Source code of charts:
+ + + + +

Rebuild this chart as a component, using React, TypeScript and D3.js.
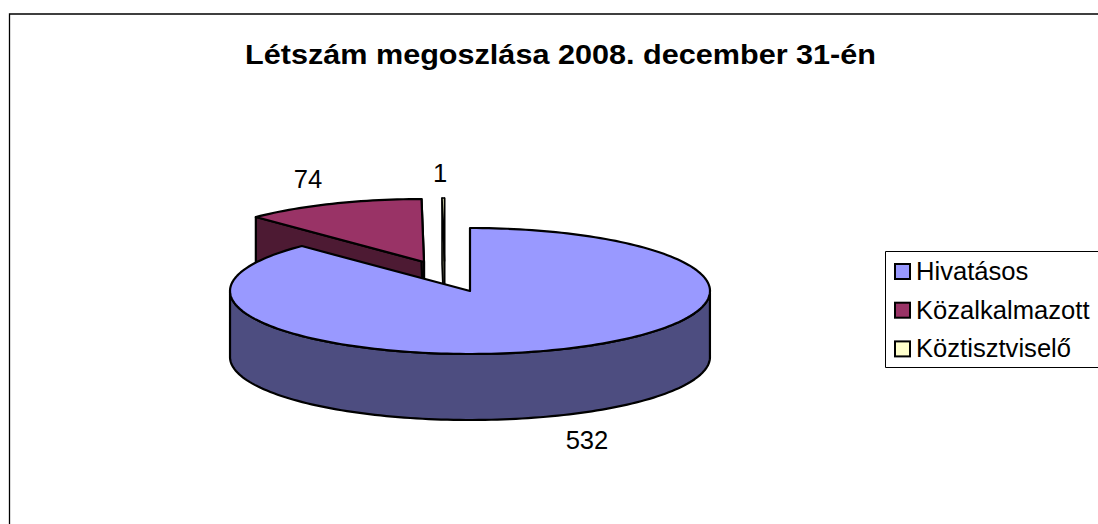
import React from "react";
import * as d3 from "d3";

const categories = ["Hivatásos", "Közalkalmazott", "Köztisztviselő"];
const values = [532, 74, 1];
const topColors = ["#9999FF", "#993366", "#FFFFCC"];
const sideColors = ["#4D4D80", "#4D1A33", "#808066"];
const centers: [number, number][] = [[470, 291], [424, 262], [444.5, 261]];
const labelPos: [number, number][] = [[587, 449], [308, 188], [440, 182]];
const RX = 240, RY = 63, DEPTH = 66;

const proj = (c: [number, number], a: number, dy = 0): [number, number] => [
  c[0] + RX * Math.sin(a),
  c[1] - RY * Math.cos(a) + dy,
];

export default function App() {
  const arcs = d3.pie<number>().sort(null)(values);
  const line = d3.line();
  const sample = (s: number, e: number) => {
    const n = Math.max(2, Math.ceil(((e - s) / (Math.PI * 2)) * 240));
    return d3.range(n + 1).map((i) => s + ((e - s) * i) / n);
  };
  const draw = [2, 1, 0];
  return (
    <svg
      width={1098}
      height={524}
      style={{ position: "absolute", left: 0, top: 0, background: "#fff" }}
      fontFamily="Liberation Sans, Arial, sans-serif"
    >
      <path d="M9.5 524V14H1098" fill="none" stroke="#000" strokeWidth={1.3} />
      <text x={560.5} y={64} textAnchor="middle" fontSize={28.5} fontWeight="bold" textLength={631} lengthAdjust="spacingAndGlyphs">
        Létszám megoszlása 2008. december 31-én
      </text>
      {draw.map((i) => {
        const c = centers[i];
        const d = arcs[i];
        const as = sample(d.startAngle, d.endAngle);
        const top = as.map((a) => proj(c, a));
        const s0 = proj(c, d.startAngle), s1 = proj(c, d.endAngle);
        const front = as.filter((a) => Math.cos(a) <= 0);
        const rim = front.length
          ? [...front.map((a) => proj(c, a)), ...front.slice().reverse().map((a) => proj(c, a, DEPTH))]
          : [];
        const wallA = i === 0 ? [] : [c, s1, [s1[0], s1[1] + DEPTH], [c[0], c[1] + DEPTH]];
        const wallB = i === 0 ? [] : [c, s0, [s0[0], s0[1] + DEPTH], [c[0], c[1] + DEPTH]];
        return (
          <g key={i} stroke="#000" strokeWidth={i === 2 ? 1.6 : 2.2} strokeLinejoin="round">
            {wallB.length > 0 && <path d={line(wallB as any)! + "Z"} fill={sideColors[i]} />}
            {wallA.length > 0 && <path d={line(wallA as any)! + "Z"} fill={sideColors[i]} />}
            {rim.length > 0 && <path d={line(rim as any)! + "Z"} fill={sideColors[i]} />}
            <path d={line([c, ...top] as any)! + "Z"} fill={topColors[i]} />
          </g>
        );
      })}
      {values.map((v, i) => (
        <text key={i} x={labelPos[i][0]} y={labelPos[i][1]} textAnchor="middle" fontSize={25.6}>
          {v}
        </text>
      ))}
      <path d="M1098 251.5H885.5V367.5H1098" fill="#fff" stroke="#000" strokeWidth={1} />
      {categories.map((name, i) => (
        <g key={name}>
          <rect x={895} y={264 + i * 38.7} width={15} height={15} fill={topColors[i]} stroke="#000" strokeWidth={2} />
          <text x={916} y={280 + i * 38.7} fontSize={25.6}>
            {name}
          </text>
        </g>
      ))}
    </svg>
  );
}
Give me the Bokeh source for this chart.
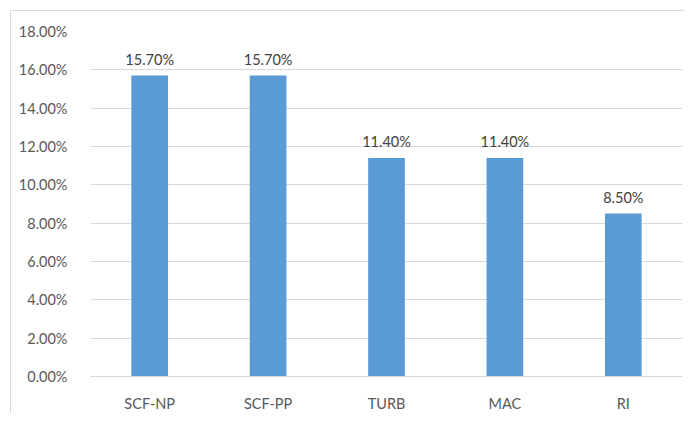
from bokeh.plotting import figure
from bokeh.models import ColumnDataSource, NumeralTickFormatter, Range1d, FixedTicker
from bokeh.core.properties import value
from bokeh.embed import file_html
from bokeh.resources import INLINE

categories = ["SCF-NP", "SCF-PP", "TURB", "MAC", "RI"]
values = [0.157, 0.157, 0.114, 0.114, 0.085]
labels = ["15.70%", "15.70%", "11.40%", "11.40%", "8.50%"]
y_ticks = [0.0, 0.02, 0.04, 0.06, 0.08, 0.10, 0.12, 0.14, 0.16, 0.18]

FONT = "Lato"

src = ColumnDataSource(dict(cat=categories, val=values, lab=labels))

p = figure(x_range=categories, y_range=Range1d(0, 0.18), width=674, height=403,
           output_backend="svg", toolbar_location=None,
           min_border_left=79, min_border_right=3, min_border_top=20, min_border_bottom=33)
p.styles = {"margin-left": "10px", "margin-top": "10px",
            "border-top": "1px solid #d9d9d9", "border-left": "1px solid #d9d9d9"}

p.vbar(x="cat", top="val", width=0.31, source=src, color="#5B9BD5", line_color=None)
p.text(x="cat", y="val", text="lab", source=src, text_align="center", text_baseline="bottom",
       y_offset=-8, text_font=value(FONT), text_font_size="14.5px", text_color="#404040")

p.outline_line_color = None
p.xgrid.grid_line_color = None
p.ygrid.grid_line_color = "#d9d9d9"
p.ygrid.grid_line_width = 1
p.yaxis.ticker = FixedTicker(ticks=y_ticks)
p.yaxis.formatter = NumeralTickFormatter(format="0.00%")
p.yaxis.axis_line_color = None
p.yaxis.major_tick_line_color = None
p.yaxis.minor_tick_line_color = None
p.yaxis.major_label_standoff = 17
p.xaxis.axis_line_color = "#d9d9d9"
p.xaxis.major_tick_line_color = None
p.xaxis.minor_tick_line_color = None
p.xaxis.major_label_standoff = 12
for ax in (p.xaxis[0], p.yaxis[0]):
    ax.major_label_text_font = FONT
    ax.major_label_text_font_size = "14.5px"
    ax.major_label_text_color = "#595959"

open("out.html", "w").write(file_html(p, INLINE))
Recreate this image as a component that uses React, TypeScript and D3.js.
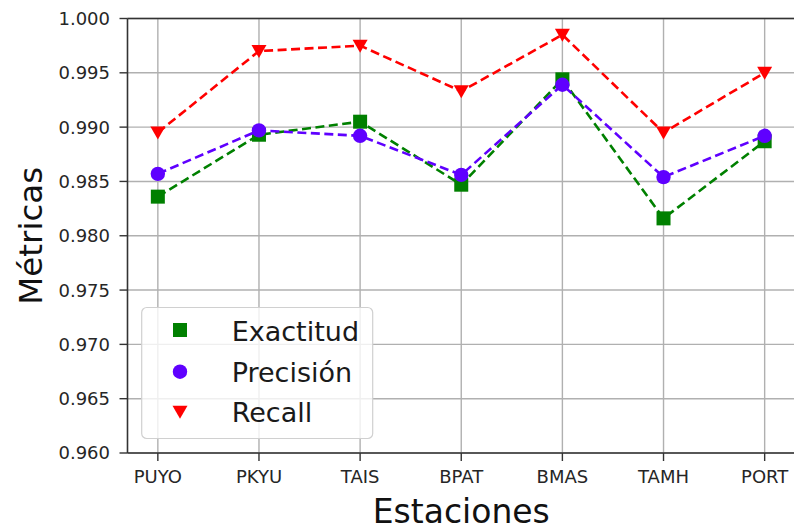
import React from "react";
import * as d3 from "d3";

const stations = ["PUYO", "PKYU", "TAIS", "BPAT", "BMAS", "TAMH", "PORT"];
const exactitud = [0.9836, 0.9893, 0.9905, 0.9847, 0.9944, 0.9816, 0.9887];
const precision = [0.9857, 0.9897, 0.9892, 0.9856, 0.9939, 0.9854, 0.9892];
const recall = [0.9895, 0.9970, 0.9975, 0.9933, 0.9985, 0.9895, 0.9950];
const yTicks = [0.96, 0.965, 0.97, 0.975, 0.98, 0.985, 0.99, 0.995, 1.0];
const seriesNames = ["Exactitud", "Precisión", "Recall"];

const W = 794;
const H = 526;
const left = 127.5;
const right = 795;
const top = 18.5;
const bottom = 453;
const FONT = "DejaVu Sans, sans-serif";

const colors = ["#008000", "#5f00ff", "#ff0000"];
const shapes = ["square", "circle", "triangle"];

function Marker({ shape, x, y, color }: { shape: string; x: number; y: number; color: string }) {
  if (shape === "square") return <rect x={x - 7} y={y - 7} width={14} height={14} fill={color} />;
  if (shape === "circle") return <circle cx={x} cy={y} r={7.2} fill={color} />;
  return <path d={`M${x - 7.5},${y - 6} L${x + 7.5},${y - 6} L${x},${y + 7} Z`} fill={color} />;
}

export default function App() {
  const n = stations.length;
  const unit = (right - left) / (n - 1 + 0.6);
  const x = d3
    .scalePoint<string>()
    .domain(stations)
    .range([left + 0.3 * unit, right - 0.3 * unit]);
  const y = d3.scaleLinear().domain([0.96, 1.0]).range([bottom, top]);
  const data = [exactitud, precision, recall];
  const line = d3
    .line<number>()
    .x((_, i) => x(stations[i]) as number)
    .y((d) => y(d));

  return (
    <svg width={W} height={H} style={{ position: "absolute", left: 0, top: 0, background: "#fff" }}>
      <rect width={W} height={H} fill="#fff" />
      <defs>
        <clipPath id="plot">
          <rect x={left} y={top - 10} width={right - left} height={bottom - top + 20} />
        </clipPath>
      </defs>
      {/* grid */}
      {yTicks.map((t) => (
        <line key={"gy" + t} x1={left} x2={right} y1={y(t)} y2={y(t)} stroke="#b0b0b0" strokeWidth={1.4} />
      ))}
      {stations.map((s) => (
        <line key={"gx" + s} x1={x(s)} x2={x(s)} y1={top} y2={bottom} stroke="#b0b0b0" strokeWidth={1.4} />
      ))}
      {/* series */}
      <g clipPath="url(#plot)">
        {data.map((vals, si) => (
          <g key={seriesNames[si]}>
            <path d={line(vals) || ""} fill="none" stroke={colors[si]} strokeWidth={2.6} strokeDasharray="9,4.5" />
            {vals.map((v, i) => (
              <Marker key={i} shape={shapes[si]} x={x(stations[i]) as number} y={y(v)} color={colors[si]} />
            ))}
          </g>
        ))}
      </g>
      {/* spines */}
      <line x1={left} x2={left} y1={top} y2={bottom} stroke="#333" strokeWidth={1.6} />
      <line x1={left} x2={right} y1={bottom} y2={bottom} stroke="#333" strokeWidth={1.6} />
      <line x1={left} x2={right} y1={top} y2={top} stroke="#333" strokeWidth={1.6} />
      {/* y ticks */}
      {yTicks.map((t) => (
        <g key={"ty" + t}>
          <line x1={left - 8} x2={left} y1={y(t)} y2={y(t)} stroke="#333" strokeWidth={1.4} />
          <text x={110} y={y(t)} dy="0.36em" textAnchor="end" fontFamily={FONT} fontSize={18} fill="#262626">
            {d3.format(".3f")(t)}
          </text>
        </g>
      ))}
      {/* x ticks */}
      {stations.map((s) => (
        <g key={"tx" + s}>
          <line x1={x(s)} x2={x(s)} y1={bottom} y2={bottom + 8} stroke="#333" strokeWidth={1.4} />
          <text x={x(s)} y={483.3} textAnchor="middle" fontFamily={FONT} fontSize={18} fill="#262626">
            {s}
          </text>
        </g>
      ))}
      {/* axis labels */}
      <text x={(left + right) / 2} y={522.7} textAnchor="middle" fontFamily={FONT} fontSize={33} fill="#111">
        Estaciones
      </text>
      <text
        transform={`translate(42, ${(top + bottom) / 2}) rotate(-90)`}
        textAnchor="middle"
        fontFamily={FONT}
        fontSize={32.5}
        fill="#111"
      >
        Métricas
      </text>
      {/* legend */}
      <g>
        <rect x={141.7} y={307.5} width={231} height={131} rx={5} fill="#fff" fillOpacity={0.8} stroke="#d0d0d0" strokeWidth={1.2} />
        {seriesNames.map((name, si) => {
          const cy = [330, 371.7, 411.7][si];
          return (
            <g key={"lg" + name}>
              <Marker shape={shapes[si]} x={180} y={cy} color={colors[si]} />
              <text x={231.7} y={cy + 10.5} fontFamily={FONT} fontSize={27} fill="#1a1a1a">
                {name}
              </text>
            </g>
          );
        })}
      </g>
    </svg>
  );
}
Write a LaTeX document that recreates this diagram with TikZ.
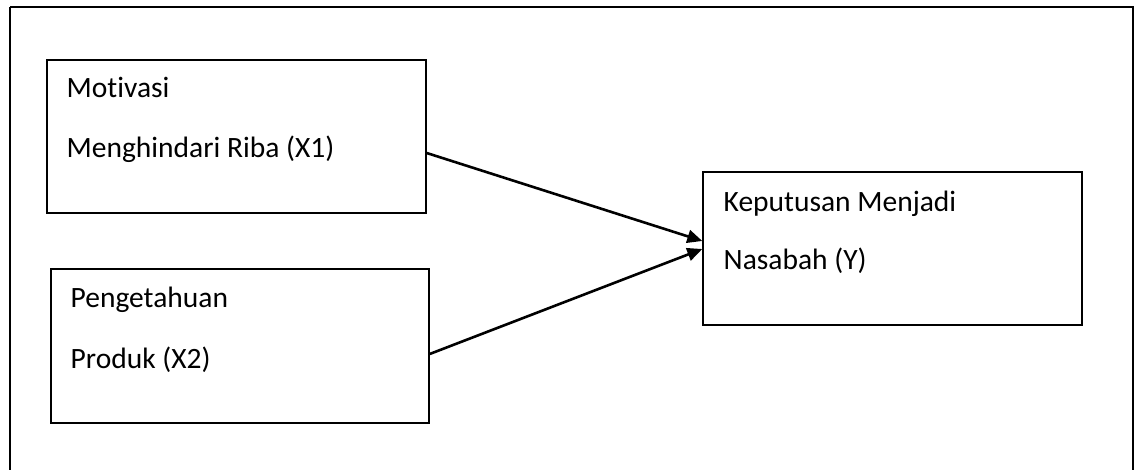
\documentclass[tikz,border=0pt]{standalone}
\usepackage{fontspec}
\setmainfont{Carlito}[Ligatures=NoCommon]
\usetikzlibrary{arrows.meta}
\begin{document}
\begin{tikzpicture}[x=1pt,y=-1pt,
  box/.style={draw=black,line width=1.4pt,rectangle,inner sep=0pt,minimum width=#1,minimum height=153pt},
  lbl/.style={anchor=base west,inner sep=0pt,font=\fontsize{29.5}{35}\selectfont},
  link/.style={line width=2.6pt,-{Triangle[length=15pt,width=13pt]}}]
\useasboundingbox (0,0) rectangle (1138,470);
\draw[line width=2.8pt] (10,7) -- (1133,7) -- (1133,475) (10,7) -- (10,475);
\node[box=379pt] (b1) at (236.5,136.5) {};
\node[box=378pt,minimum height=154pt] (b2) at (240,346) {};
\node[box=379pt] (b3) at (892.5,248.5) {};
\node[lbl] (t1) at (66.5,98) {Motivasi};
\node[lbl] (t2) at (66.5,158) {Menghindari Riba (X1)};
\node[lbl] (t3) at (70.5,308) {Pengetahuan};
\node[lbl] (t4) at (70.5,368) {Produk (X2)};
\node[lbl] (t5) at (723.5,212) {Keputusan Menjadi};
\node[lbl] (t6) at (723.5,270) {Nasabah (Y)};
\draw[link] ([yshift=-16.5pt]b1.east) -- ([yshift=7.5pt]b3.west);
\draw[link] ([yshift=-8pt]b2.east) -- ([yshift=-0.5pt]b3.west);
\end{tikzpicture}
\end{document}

+ + + + +

Look for the word "TypeScript" and return every line where it occurs.

SOLUTION FOR THIS EXERCISE
Rebuild this chart as a component, using React, TypeScript and D3.js.
Recreate this image as a component that uses React, TypeScript and D3.js.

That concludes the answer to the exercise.